Green, Litigation Top NWDA Summer Agenda

July 25, 2011
Meetings & Events

Ellicott City, Md.–The Northeast Window & Door Association learned about ways to control costs in the factory and in the legal arena at its summer meeting here last week. Steve Chen of Crystal Window & Door Systems offered a first-hand account of how "green" steps at his company's operations have saved money, and attorney Chip Gentry urged manufacturers to be proactive to avoid burdensome litigation.

 Crystal Window's Steve Chen at NWDA meeting.

Chen highlighted a number of changes made at Crystal's main factory and administrative headquarters in Flushing, N.Y. Green steps have been taken involving production equipment, waste recycling, raw materials, building design, building operations and even employee activities.

“We conducted our own in-house analysis of all the energy saving initiatives Crystal has implemented in the past few years, included estimated dollar savings,” reported Chen. “Although we always knew we were saving money by greening the factory, we were quite pleased with the outcome our analysis showed. And we did this without spending a lot of money on a formal energy consultant, which shows how attainable savings really are with modest effort.” The vinyl and aluminum window manufacturer is planning to release a report quantifying its results, he added.

An attorney with Carson & Coil, a firm that regularly represents fenestration industry companies, Gentry advised NWDA members that "windows are the low-hanging fruit" in the world of construction defect litigation. He pointed to seminars targeted at law firms that highlight the opportunities in the field, adding that manufacturers are seen as the ones with the deepest pockets.

He outlined numerous steps manufacturers should take with their sales force, with warranties, and with insurers to protect themselves.  He emphasized that insurers and their attorneys put their own interests first, and advised manufacturers to work with an attorney with window and door industry experience.

One emerging trend as far as "high risk projects," Gentry noted, were condominium conversions. Old warehouses and other such buildings converted to condominiums–with aluminum windows set in old concrete and masonry–are already being eyed for potential problems, he said.

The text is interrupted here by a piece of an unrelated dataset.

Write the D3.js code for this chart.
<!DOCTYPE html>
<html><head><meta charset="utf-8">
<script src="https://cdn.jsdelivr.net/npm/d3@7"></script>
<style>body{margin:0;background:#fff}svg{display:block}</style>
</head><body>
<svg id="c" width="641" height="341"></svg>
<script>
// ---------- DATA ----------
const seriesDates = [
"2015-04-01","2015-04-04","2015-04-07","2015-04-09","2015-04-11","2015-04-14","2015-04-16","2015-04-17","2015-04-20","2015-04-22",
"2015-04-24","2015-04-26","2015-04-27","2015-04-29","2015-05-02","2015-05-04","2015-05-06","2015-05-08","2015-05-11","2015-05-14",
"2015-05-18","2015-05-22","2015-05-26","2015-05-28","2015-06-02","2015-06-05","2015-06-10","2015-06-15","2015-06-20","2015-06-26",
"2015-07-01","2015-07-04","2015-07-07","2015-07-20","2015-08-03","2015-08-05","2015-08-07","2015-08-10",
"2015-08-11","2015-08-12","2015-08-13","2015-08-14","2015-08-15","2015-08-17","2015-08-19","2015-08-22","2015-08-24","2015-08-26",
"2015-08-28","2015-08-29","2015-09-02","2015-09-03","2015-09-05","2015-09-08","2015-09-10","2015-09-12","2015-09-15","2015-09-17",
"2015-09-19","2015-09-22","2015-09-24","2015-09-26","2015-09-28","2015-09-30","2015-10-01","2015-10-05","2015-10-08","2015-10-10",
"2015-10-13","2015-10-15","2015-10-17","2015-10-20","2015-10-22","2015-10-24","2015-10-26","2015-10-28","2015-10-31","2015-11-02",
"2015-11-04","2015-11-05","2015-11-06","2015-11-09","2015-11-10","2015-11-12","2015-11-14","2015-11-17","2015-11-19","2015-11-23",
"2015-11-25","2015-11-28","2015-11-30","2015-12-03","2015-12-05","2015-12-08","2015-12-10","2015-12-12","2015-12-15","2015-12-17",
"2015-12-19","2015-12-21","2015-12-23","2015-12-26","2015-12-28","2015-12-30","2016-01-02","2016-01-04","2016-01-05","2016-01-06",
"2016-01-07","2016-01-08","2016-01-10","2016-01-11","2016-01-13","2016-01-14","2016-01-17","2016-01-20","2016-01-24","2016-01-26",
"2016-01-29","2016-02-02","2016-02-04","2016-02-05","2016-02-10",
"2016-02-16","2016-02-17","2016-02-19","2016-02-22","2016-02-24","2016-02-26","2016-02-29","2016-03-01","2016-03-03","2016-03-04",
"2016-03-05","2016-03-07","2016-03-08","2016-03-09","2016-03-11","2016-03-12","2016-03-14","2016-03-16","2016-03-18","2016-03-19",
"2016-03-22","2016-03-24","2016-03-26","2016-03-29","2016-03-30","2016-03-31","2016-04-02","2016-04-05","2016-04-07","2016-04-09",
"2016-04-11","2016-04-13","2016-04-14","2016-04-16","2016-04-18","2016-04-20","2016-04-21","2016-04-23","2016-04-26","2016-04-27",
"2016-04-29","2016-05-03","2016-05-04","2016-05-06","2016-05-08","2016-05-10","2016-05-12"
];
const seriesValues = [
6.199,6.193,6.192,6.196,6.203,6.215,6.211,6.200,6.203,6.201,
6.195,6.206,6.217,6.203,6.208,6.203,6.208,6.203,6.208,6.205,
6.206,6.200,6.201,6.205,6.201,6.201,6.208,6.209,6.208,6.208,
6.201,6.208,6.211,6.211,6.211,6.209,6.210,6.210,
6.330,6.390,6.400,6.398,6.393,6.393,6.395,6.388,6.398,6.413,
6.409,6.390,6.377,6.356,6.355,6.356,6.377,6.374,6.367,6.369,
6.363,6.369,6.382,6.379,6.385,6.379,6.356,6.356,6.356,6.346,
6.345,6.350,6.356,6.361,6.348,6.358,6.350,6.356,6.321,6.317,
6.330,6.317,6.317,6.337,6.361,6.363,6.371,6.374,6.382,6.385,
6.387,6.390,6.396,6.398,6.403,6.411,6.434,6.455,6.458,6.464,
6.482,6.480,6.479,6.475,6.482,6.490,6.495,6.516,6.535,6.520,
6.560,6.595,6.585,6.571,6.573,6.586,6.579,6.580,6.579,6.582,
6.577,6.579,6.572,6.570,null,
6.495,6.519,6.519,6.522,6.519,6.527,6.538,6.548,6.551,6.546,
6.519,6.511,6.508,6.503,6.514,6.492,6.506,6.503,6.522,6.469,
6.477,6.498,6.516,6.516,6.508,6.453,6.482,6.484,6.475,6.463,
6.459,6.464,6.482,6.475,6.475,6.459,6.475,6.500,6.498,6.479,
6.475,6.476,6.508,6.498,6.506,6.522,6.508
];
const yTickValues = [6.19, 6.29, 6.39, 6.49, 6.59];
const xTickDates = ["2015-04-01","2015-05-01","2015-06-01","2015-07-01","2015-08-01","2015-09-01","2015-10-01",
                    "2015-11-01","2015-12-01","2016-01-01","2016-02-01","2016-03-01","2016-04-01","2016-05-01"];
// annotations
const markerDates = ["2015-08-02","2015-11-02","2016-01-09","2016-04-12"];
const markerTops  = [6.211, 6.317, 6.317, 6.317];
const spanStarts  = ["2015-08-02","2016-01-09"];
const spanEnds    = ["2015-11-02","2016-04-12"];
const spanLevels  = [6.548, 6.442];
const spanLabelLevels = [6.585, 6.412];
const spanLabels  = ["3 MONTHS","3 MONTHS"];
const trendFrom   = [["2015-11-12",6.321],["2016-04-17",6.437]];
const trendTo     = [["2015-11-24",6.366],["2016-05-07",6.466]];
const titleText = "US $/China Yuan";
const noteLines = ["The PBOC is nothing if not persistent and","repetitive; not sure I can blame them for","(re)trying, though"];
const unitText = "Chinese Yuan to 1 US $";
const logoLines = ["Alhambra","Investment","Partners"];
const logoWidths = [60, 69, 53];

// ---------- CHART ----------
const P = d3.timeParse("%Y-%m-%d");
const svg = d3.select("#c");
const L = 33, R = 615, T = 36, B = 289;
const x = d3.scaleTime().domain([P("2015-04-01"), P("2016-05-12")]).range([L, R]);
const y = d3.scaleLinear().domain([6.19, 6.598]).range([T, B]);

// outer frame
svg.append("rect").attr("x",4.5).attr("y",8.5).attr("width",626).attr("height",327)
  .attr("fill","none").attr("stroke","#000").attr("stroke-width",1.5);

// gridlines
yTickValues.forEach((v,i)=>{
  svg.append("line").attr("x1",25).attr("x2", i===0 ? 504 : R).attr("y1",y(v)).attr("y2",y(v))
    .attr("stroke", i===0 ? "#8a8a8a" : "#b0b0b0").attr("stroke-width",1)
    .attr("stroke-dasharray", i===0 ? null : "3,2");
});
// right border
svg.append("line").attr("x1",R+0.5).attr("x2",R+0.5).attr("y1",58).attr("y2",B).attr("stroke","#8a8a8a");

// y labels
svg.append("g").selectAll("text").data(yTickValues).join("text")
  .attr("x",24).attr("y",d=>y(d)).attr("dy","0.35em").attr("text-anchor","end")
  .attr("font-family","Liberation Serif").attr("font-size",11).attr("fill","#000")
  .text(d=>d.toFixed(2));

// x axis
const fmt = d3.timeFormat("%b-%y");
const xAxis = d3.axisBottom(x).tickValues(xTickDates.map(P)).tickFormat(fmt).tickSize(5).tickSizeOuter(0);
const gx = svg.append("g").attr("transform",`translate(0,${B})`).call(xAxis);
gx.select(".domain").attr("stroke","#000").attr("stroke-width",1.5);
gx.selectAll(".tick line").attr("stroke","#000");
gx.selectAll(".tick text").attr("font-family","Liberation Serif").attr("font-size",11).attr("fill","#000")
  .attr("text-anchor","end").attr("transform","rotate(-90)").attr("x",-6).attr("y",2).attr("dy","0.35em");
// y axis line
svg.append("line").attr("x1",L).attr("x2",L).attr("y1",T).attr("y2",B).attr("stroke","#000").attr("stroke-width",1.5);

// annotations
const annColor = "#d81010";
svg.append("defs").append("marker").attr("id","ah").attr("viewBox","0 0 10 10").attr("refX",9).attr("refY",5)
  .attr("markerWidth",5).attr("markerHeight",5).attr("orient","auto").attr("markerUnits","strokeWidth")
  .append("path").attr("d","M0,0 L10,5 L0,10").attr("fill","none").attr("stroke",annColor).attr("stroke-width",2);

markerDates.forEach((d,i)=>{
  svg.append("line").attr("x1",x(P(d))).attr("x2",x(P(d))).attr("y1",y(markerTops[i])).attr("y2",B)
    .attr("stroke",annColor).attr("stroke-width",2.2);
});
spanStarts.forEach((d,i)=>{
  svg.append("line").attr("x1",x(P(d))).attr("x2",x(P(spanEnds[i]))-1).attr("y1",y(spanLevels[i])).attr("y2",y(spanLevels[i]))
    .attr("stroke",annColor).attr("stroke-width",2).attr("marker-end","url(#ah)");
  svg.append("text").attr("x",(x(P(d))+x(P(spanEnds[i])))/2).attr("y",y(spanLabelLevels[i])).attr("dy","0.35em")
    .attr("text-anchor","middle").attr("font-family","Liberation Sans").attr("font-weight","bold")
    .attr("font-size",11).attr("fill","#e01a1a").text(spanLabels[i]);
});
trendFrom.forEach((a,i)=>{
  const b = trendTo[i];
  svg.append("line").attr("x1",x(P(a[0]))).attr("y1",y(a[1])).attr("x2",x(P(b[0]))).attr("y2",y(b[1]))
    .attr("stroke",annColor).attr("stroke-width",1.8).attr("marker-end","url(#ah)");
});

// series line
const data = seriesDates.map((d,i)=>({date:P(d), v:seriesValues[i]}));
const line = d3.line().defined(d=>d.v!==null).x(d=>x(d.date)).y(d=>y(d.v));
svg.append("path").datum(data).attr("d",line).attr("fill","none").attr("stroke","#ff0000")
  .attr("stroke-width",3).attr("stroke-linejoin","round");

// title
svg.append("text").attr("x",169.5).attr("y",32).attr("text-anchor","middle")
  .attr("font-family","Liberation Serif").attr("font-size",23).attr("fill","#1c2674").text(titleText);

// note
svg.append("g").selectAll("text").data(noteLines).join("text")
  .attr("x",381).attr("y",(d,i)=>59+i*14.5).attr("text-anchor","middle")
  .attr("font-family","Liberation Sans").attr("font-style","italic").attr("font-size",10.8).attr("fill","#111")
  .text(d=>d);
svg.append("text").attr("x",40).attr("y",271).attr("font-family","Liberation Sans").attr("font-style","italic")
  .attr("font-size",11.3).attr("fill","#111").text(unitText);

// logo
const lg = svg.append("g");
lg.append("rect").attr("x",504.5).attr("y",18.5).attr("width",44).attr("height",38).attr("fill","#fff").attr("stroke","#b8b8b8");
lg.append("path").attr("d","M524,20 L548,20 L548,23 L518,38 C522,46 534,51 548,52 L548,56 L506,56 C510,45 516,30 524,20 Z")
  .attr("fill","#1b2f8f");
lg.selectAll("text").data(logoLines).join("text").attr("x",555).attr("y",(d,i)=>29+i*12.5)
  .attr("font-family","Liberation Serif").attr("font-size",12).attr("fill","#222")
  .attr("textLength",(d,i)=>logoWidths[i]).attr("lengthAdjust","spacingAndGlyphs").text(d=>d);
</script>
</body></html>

Held at the Turf Valley Resort, the NWDA gathered about 50 industry attendees, with an agenda that also featured updates on a variety of code and regulatory developments.  Daryl Huber of B.F. Rich Windows & Doors, head of NWDA's government relations committee, reported the industry victory with the Environmental Protection Agency's decision not to expand its lead paint rules with additional test requirements.  He noted that at a recent National Association of Manufacturers' event, he had met with Sen. Chris Coons (D-Del.), who told him that Washington has heard the message, loud and clear, that there has been a regulatory "overreach."